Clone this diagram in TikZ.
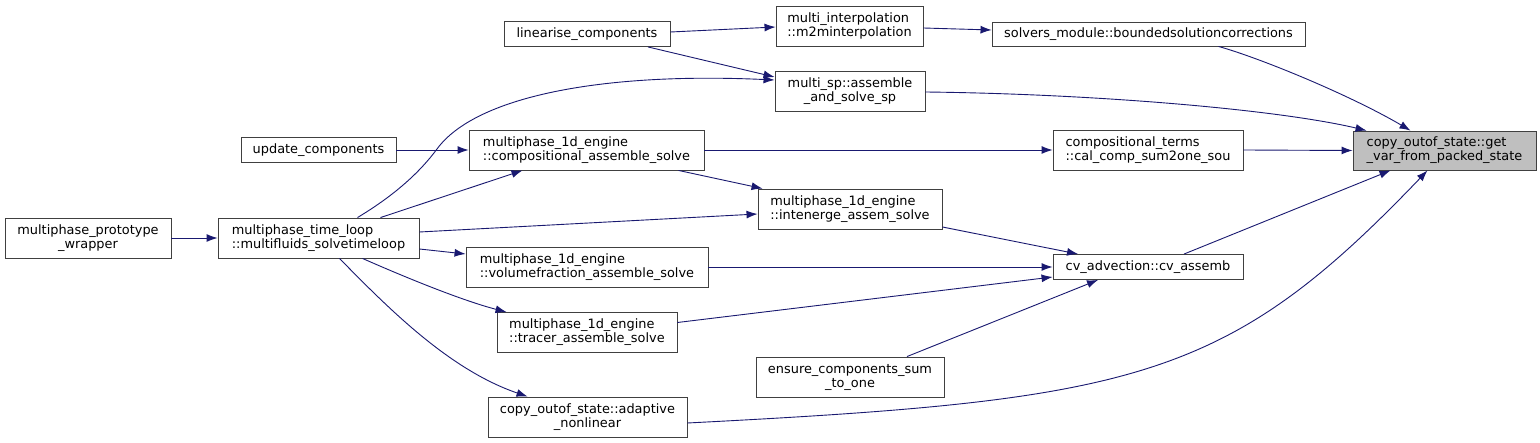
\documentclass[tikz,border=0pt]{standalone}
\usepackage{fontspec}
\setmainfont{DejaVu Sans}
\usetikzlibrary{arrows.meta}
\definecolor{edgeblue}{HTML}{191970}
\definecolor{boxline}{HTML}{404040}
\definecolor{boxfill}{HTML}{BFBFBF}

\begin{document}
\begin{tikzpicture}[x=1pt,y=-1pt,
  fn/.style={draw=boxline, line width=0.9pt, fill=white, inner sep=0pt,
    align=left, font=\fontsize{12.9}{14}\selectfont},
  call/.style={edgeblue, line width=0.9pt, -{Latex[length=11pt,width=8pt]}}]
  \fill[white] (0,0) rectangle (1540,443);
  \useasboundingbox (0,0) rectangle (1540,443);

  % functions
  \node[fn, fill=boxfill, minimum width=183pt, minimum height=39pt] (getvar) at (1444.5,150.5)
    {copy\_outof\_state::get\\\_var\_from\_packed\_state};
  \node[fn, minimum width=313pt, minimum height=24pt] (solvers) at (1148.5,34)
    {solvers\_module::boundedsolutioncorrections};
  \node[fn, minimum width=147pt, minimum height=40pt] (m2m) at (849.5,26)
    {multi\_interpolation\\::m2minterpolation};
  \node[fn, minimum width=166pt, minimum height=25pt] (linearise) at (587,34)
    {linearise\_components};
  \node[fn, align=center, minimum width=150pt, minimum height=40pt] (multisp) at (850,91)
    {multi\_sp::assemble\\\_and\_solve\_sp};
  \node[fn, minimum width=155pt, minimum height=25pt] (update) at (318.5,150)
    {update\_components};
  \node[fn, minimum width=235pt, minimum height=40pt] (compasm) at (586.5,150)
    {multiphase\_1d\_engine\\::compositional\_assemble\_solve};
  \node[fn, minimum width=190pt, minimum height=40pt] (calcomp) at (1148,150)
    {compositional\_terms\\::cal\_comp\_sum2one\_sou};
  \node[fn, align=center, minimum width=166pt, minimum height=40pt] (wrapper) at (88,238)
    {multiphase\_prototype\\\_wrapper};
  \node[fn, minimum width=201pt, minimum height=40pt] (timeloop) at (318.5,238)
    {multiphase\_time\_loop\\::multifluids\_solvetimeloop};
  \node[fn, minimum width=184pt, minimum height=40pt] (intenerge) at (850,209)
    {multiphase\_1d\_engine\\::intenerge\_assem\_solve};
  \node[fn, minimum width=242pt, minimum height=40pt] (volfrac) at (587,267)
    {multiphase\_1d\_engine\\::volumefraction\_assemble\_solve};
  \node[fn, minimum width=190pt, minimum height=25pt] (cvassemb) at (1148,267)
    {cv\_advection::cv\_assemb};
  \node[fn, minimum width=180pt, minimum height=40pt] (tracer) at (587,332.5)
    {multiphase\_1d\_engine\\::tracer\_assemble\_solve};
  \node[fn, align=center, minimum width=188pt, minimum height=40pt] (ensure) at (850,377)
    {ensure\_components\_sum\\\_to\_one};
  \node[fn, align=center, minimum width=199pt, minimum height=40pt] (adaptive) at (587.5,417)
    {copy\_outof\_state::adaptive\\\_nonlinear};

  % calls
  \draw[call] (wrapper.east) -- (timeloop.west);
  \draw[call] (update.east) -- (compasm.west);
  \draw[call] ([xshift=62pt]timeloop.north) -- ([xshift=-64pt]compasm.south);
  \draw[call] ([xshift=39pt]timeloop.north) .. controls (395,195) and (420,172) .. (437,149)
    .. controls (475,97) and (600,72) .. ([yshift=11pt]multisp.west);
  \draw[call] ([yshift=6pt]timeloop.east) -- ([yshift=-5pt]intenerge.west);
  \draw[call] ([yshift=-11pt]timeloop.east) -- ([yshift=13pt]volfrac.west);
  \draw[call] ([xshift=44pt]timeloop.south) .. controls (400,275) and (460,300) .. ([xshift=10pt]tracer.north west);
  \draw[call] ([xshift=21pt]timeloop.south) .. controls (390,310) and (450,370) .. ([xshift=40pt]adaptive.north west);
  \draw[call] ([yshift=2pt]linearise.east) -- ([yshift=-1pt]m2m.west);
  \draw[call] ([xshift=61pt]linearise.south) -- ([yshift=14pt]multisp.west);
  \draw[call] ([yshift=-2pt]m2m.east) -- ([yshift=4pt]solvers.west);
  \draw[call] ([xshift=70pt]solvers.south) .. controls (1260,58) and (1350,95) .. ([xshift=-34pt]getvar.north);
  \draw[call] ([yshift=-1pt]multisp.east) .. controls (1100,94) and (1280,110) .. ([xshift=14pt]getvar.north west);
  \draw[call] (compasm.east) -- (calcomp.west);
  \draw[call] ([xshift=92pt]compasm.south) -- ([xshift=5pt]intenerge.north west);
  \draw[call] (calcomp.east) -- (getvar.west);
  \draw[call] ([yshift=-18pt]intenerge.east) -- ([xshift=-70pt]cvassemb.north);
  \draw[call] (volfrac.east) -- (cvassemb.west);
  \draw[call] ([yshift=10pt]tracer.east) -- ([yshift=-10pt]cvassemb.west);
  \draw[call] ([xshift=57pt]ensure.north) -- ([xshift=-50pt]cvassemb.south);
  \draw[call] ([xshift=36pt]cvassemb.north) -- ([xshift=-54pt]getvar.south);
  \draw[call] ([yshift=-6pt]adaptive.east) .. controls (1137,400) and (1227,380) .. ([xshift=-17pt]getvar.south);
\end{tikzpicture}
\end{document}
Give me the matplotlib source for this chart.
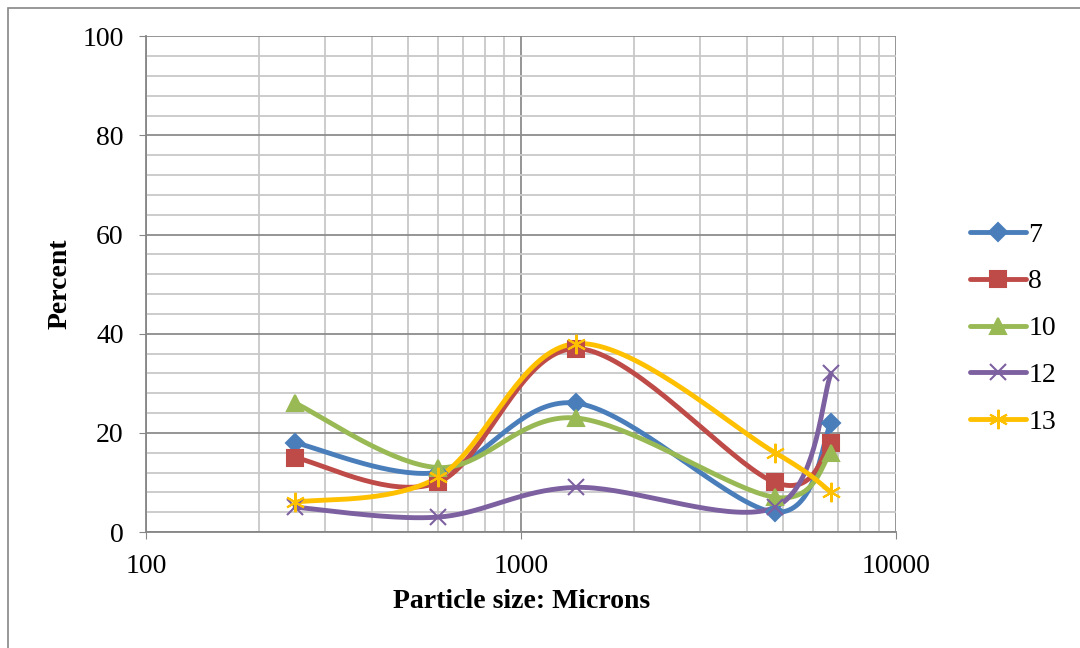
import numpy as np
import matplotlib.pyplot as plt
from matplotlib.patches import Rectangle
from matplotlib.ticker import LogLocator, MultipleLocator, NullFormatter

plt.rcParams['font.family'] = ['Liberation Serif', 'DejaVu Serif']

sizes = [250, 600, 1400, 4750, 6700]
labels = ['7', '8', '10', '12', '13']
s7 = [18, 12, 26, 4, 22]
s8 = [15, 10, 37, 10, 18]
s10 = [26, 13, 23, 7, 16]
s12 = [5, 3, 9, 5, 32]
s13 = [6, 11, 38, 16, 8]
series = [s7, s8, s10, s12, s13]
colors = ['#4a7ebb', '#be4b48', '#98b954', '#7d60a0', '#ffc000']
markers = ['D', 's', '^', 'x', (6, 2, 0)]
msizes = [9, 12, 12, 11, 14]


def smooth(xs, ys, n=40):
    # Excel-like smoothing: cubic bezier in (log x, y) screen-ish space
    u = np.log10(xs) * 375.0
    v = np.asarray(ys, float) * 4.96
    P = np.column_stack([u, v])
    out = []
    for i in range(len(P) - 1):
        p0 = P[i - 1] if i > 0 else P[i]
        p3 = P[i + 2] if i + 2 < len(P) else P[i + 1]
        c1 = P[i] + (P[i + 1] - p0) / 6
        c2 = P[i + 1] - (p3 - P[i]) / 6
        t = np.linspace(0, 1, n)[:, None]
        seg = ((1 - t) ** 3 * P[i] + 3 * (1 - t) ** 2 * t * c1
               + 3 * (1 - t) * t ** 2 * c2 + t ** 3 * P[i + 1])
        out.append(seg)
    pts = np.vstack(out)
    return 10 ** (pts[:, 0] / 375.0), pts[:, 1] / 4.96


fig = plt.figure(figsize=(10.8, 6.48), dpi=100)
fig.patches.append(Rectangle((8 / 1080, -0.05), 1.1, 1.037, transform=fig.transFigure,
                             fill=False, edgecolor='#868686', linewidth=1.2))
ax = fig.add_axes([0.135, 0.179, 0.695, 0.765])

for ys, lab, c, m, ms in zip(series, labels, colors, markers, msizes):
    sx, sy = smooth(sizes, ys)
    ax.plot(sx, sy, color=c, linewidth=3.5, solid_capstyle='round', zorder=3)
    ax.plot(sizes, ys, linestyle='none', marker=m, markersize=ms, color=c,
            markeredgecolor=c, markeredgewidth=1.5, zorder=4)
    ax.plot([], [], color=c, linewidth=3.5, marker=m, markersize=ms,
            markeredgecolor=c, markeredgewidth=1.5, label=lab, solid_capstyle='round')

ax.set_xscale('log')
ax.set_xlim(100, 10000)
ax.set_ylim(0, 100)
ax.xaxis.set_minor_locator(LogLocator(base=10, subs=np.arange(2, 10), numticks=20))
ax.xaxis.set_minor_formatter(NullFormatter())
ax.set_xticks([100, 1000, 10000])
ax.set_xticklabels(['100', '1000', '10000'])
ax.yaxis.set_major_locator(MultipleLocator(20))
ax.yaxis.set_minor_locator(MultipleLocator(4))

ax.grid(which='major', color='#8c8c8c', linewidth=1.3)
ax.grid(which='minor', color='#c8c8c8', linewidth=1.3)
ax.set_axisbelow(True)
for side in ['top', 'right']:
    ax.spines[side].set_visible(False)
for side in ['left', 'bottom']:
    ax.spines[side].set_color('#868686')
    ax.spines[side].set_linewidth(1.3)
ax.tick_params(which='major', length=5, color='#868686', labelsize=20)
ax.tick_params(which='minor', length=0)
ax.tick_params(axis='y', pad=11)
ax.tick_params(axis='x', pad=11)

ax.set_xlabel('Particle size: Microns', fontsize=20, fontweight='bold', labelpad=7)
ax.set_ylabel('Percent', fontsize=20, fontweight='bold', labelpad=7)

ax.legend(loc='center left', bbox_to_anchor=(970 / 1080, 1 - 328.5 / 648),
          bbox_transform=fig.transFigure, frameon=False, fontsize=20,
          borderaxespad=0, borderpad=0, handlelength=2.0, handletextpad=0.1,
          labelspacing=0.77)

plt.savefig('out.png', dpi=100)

* * * * * * * * *

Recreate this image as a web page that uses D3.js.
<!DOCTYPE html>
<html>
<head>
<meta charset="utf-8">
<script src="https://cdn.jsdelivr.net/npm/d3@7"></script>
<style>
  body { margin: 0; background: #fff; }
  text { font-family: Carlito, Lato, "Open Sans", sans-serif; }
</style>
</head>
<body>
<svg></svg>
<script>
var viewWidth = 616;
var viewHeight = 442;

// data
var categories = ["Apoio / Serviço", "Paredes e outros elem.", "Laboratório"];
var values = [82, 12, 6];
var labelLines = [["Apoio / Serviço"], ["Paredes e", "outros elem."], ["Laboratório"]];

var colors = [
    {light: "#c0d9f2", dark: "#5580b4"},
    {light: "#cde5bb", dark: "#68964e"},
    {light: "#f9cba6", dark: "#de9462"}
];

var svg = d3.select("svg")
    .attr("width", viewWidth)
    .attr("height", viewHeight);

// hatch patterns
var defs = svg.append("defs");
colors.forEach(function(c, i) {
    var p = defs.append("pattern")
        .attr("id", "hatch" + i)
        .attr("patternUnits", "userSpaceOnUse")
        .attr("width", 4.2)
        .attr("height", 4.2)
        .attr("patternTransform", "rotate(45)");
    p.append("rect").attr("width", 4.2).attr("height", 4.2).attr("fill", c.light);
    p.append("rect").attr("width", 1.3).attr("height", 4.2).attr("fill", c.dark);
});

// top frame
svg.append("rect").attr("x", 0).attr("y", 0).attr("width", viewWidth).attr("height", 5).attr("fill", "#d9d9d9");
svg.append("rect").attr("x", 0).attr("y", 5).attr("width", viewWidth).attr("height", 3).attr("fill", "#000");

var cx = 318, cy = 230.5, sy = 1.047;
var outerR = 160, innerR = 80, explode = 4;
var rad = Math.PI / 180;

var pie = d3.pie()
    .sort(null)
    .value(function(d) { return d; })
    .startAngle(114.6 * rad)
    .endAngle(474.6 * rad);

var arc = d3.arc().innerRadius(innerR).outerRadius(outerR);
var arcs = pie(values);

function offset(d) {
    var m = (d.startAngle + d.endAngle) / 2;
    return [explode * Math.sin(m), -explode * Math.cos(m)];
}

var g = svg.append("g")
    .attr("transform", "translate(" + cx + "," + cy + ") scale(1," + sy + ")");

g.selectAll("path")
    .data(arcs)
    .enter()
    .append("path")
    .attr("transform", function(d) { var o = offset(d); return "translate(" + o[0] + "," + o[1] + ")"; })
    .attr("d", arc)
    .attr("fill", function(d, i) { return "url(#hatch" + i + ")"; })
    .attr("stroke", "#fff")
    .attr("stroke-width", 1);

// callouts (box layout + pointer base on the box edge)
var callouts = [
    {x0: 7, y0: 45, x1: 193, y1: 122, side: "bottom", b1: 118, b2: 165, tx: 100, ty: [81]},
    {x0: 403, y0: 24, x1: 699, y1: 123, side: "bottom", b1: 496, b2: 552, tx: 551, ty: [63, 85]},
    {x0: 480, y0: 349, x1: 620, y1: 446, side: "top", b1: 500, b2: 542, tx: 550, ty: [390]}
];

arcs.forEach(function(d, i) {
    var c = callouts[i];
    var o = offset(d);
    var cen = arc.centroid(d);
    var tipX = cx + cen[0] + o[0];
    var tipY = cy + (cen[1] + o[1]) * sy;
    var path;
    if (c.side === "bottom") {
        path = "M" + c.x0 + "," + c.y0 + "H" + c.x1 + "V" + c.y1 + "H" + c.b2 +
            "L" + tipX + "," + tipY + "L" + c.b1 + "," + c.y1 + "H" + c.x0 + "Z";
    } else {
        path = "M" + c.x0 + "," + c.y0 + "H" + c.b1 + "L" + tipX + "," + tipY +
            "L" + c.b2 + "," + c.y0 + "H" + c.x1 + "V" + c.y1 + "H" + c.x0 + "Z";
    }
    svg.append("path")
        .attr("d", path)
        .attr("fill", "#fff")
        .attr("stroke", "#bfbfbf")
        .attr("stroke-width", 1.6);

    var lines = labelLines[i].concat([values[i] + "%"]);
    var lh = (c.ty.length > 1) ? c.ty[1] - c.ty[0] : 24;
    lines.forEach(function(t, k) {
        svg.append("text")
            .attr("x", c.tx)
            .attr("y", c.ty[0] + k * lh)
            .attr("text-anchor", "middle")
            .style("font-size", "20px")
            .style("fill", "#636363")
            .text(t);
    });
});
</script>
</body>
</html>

* * * * * * * * *

▶ _Directions for this task_:
From the records above, copy only the lines running from the line holding "Give me the matplotlib source for this chart." through the line holding "msizes = [9, 12, 12, 11, 14]", with no pictures.

▶ _Written solution_:
Give me the matplotlib source for this chart.
import numpy as np
import matplotlib.pyplot as plt
from matplotlib.patches import Rectangle
from matplotlib.ticker import LogLocator, MultipleLocator, NullFormatter

plt.rcParams['font.family'] = ['Liberation Serif', 'DejaVu Serif']

sizes = [250, 600, 1400, 4750, 6700]
labels = ['7', '8', '10', '12', '13']
s7 = [18, 12, 26, 4, 22]
s8 = [15, 10, 37, 10, 18]
s10 = [26, 13, 23, 7, 16]
s12 = [5, 3, 9, 5, 32]
s13 = [6, 11, 38, 16, 8]
series = [s7, s8, s10, s12, s13]
colors = ['#4a7ebb', '#be4b48', '#98b954', '#7d60a0', '#ffc000']
markers = ['D', 's', '^', 'x', (6, 2, 0)]
msizes = [9, 12, 12, 11, 14]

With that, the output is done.